I got into this in the couple of other threads and this utilization is in-line with the TP-Link Camaro Dragon thread where Chinese operatives are hijacking Chinese-origin products (TP-Link products) in order to wage cyber attacks.

There is plenty of utility here, a few that immediately come to mind are:
1. You hide the malicious traffic behind an endpoint that's compromised and isn't having its traffic monitored because it's a consumer device and connection
2. You circumvent geoblocking by having the traffic originate inside domestic borders
3. You can use a host of different devices to vary the location of the attack and even proxy through multiple devices if you really wanted to obfuscate the origin


Most home network gear is akin to a house owned by Ray Charles with noise cancelling headphones on.

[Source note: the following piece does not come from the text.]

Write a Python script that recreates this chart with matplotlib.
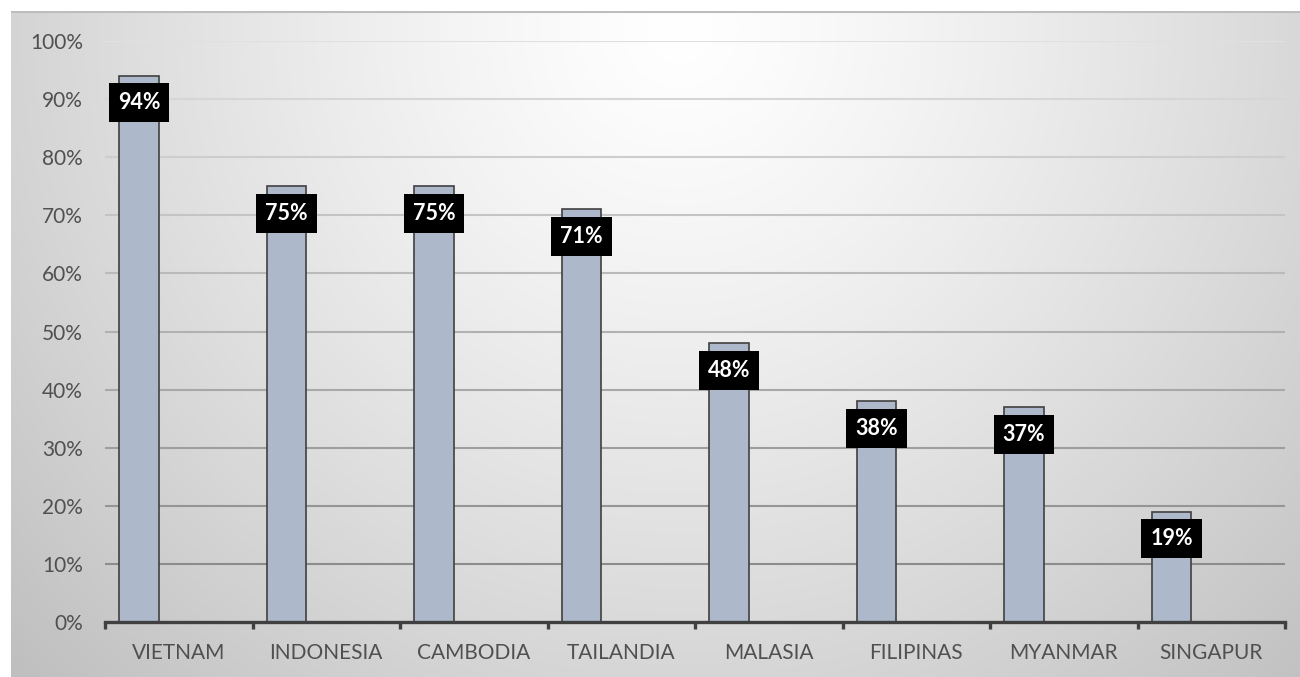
import matplotlib
matplotlib.use('Agg')
import matplotlib.pyplot as plt
import numpy as np

countries = ['VIETNAM', 'INDONESIA', 'CAMBODIA', 'TAILANDIA', 'MALASIA',
             'FILIPINAS', 'MYANMAR', 'SINGAPUR']
values = [94, 75, 75, 71, 48, 38, 37, 19]
y_ticks = [0, 10, 20, 30, 40, 50, 60, 70, 80, 90, 100]

plt.rcParams['font.family'] = ['Lato', 'DejaVu Sans']

W, H = 1300, 677
fig = plt.figure(figsize=(W / 100, H / 100), dpi=100)
fig.patch.set_facecolor('white')

# radial gradient background (white at top centre, grey towards the corners)
bx0, by0 = 11, 11
bg = fig.add_axes([bx0 / W, 0, (W - bx0) / W, (H - by0) / H], zorder=-10)
xx, yy = np.meshgrid(np.arange(bx0, W), np.arange(by0, H))
d = np.hypot(xx - 680, (yy - 30) * 1.0)
shade = 255 - 62 * (d / 900) ** 1.25
shade = np.clip(shade, 190, 255) / 255
bg.imshow(np.dstack([shade] * 3), aspect='auto', interpolation='bilinear')
bg.axhline(0, color='#bdbdbd', lw=1.5)
bg.set_axis_off()

ax = fig.add_axes([105 / W, (H - 622) / H, (1285 - 105) / W, (622 - 41) / H])
ax.set_facecolor('none')
ax.set_xlim(-0.5, len(countries) - 0.5)
ax.set_ylim(0, 100)

# gridlines get darker towards the bottom, like the original
for t in y_ticks[1:]:
    f = (t - 10) / 90
    g = 0x8c + f * (0xe0 - 0x8c)
    c = '#%02x%02x%02x' % (int(g), int(g), int(g))
    ax.axhline(t, color=c, lw=1.5, zorder=0)

x = np.arange(len(countries))
w = 0.27
ax.bar(x - w, values, width=w, color='#adb9ca', edgecolor='#404040',
       linewidth=1.2, zorder=2)

for xi, v in zip(x, values):
    ax.annotate(f'{v}%', (xi - w, v), xytext=(0, -19.5), textcoords='offset points',
                ha='center', va='center', color='white', fontsize=15.5,
                fontweight='bold', zorder=3,
                bbox=dict(boxstyle='square,pad=0.42', fc='black', ec='none'))

for s in ['top', 'right', 'left']:
    ax.spines[s].set_visible(False)
ax.spines['bottom'].set_color('#404040')
ax.spines['bottom'].set_linewidth(2.4)
ax.spines['bottom'].set_zorder(4)

ax.set_yticks(y_ticks)
ax.set_yticklabels([f'{t}%' for t in y_ticks])
ax.tick_params(axis='y', length=0, pad=16, labelsize=15, labelcolor='#505050')

ax.set_xticks(x)
ax.set_xticklabels(countries)
ax.set_xticks(np.arange(len(countries) + 1) - 0.5, minor=True)
ax.tick_params(axis='x', which='major', length=0, pad=15, labelsize=15,
               labelcolor='#505050')
ax.tick_params(axis='x', which='minor', length=5, width=2.4, color='#404040')

plt.savefig('out.png', dpi=100)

He's got no idea what's going on, who is coming in and out, hell, he could have a terrorist cell operating out of one of his bedrooms and he'd have no idea. With the Chinese-sourced devices like TP-Link, the idea that the terrorists might already have keys for 'ol Ray's house isn't far fetched.
 
Ack, I recently installed a TP-Link Wi-fi range extender. Does this put me at risk of being hacked?
With it not being directly exposed to the internet, it's far less likely than with a TP-Link edge device, which are what were being compromised in the Camaro Dragon thread. That said, it could have crap software like their lightbulbs.